Tag Archives: hurt

My Life at Pitt

Hey FF,

Mann here. I haven’t talked in a while…. a long while and I thought I would update you on my life. I have done a lot in my first month at Pitt. Worked a new fun job with some amazing people, get involved in my classes, make and work on relationships with new friends, become an infatuation for many young women around campus while slowly falling for a one in particular I nicknamed “Charlie”, and just trying to keep up with my personal writing in the process.

Working at ZipCar has been amazing. I have met tons of new people with great personalities and I have a super hot boss who is excellent eye candy. It is literally the most awesome job. All I do is talk to people about how awesome our product is at a table and get them to sign up. Plus my benefits from the military, I make really good money here which is awesome. I rarely if ever have need for anything.

I have made a lot of new friends, male and female. They all have been nothing but a joy too be around. When I left the military and reentered normal life I lost most of my friends from the service. I’m not mad. It was more so me wanting to part ways with them. I felt I was on a different journey in my life and too leave things of little significance in the past. Most of my friends are much younger than me and I love it mostly because I am not very “mature” and they act my age too a tee something I’m not afraid to admit. I hate the whole stigma of growing up and acting your age.

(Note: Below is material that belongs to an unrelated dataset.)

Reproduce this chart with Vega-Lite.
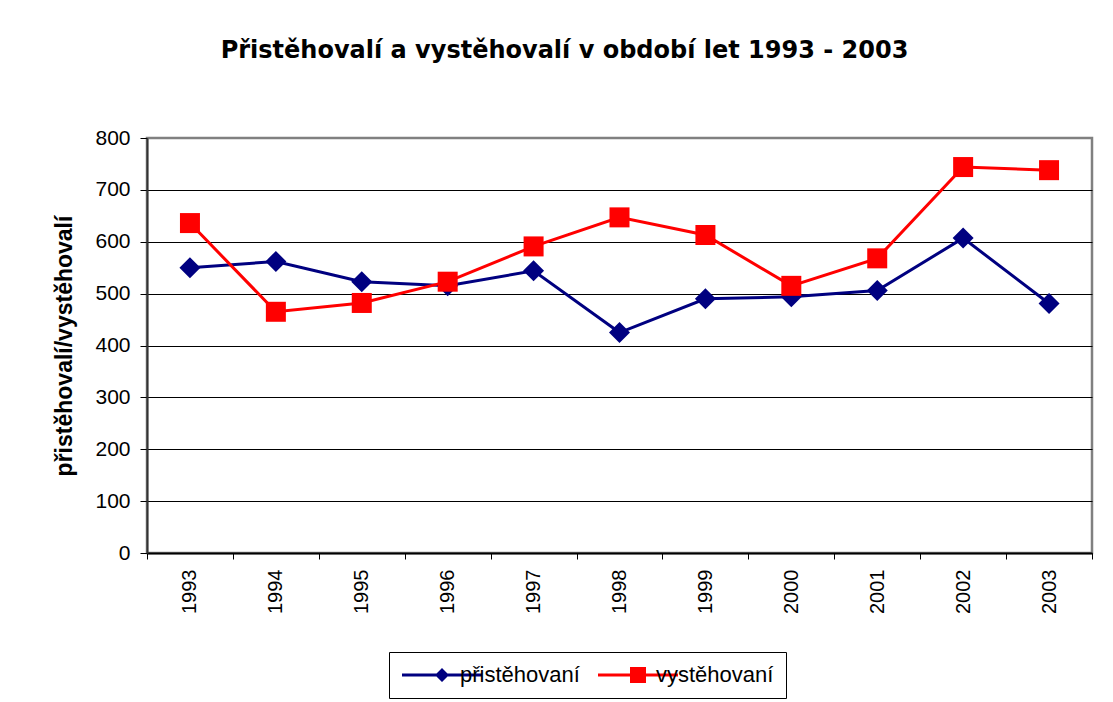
{
  "$schema": "https://vega.github.io/schema/vega-lite/v6.json",
  "width": 945,
  "height": 415,
  "autosize": {"type": "none"},
  "padding": {"left": 147, "top": 138, "right": 21, "bottom": 149},
  "background": "#ffffff",
  "title": {
    "text": "Přistěhovalí a vystěhovalí v období let 1993 - 2003",
    "font": "DejaVu Sans",
    "fontSize": 24,
    "fontWeight": "bold",
    "color": "#000000",
    "anchor": "middle",
    "frame": "group",
    "dx": -55,
    "baseline": "alphabetic",
    "offset": 45
  },
  "data": {
    "values": [
      {"rok": "1993", "serie": "přistěhovaní", "pocet": 550},
      {"rok": "1994", "serie": "přistěhovaní", "pocet": 562},
      {"rok": "1995", "serie": "přistěhovaní", "pocet": 523},
      {"rok": "1996", "serie": "přistěhovaní", "pocet": 515},
      {"rok": "1997", "serie": "přistěhovaní", "pocet": 544},
      {"rok": "1998", "serie": "přistěhovaní", "pocet": 425},
      {"rok": "1999", "serie": "přistěhovaní", "pocet": 490},
      {"rok": "2000", "serie": "přistěhovaní", "pocet": 494},
      {"rok": "2001", "serie": "přistěhovaní", "pocet": 506},
      {"rok": "2002", "serie": "přistěhovaní", "pocet": 607},
      {"rok": "2003", "serie": "přistěhovaní", "pocet": 481},
      {"rok": "1993", "serie": "vystěhovaní", "pocet": 636},
      {"rok": "1994", "serie": "vystěhovaní", "pocet": 465},
      {"rok": "1995", "serie": "vystěhovaní", "pocet": 482},
      {"rok": "1996", "serie": "vystěhovaní", "pocet": 523},
      {"rok": "1997", "serie": "vystěhovaní", "pocet": 591},
      {"rok": "1998", "serie": "vystěhovaní", "pocet": 647},
      {"rok": "1999", "serie": "vystěhovaní", "pocet": 613},
      {"rok": "2000", "serie": "vystěhovaní", "pocet": 515},
      {"rok": "2001", "serie": "vystěhovaní", "pocet": 568},
      {"rok": "2002", "serie": "vystěhovaní", "pocet": 744},
      {"rok": "2003", "serie": "vystěhovaní", "pocet": 738}
    ]
  },
  "encoding": {
    "x": {
      "field": "rok",
      "type": "ordinal",
      "scale": {"paddingInner": 0, "paddingOuter": 0},
      "axis": {
        "title": null,
        "labelAngle": -90,
        "labelFont": "Liberation Sans",
        "labelFontSize": 20,
        "labelColor": "#000000",
        "labelPadding": 10,
        "tickSize": 6,
        "tickColor": "#000000",
        "tickBand": "extent",
        "domainColor": "#000000",
        "domainWidth": 2,
        "grid": false
      }
    },
    "y": {
      "field": "pocet",
      "type": "quantitative",
      "scale": {"domain": [0, 800], "nice": false},
      "axis": {
        "title": "přistěhovalí/vystěhovalí",
        "titleFont": "Liberation Sans",
        "titleFontSize": 23,
        "titleFontWeight": "bold",
        "titleColor": "#000000",
        "titlePadding": 18,
        "values": [0, 100, 200, 300, 400, 500, 600, 700, 800],
        "labelFont": "Liberation Sans",
        "labelFontSize": 21,
        "labelColor": "#000000",
        "labelPadding": 10,
        "tickSize": 7,
        "tickColor": "#000000",
        "domainColor": "#333333",
        "domainWidth": 2,
        "grid": true,
        "gridColor": {"condition": {"test": "datum.value === 800", "value": "#808080"}, "value": "#000000"},
        "gridWidth": 1
      }
    }
  },
  "layer": [
    {
      "mark": {"type": "line", "strokeWidth": 3},
      "encoding": {
        "stroke": {
          "field": "serie",
          "type": "nominal",
          "scale": {"range": ["#000080", "#ff0000"]},
          "legend": null
        }
      }
    },
    {
      "transform": [{"filter": "datum.serie === 'přistěhovaní'"}],
      "mark": {"type": "point", "shape": "diamond", "filled": true, "color": "#000080", "size": 441, "opacity": 1},
      "encoding": {}
    },
    {
      "transform": [{"filter": "datum.serie === 'vystěhovaní'"}],
      "mark": {"type": "point", "shape": "square", "filled": true, "color": "#ff0000", "size": 400, "opacity": 1},
      "encoding": {}
    },
    {
      "mark": {"type": "point", "filled": true, "size": 0, "opacity": 1},
      "encoding": {
        "color": {
          "field": "serie",
          "type": "nominal",
          "scale": {"domain": ["přistěhovaní", "vystěhovaní"], "range": ["#000080", "#ff0000"]},
          "legend": {"title": null, "orient": "none", "legendX": 242, "legendY": 514, "direction": "horizontal"}
        },
        "shape": {
          "field": "serie",
          "type": "nominal",
          "scale": {
            "domain": ["přistěhovaní", "vystěhovaní"],
            "range": [
              "M-4,-0.15H-0.55L0,-0.7L0.55,-0.15H4V0.15H0.55L0,0.7L-0.55,0.15H-4Z",
              "M-4,-0.15H-0.8V-0.8H0.8V-0.15H4V0.15H0.8V0.8H-0.8V0.15H-4Z"
            ]
          },
          "legend": {"title": null, "orient": "none", "legendX": 242, "legendY": 514, "direction": "horizontal"}
        }
      }
    }
  ],
  "config": {
    "view": {"stroke": "#808080", "strokeWidth": 2.5},
    "axis": {"tickWidth": 1},
    "legend": {
      "strokeColor": "#000000",
      "padding": 12,
      "symbolSize": 400,
      "symbolStrokeWidth": 0,
      "symbolOffset": 30,
      "labelOffset": 7,
      "labelFont": "Liberation Sans",
      "labelFontSize": 22,
      "labelColor": "#000000",
      "columnPadding": 17
    }
  }
}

I think I’m going to act the way I act until I’m 66 or older and I’m fine with that.

With the territory of being in college with younger friends comes partying. I party a ton! Too much to be honest. It’s honestly not my style to party this much but I like spending time with my friends so I do what I have to do to be around them. Also, women women, women!!!! Any and all who know me know how much I only have eyes for one woman at a time so once again I am stuck in situation where there are a lot of girls vying for my attention. I can’t complain because most men would be happy here. It does get a tad annoying sometimes. Especially if you have eyes for one…..

Which leads me here. “Charlie” has become the focus of who I care about since I got here. We have gone back and forth for a few weeks with a bit of miscommunication but I feel we have gotten back on track and talked some things out. I think we actually are “talking” per say now which I feel is the best I can get from her at the moment. I’m not going to push anything but have you ever felt a passion for someone that you felt went unmatched? What I mean is I have had this intense infatuation with her since I met her. I would drop any and everything I’m doing to be with or around her which is bad so I try and limit myself. I don’t think she knows that every second I’m not with her I am thinking about her or scheming something special to do for her. The problem is I do believe she likes me it is just we either believe in showing affection in entirely different ways or maybe I am reading the cards entirely wrong here which is strange because I am terribly good at reading people. I don’t know what is going on. Maybe everything is moving as smooth as it is suppose to be. I just know personally I am terrified of walking out of this thing with a broken heart and a few of my friends have been outright in saying that is exactly what will happen. I guess I have to learn the hard way if this is true. One day I will get it right. I really hope I can be the “Mann” she wants but more importantly needs.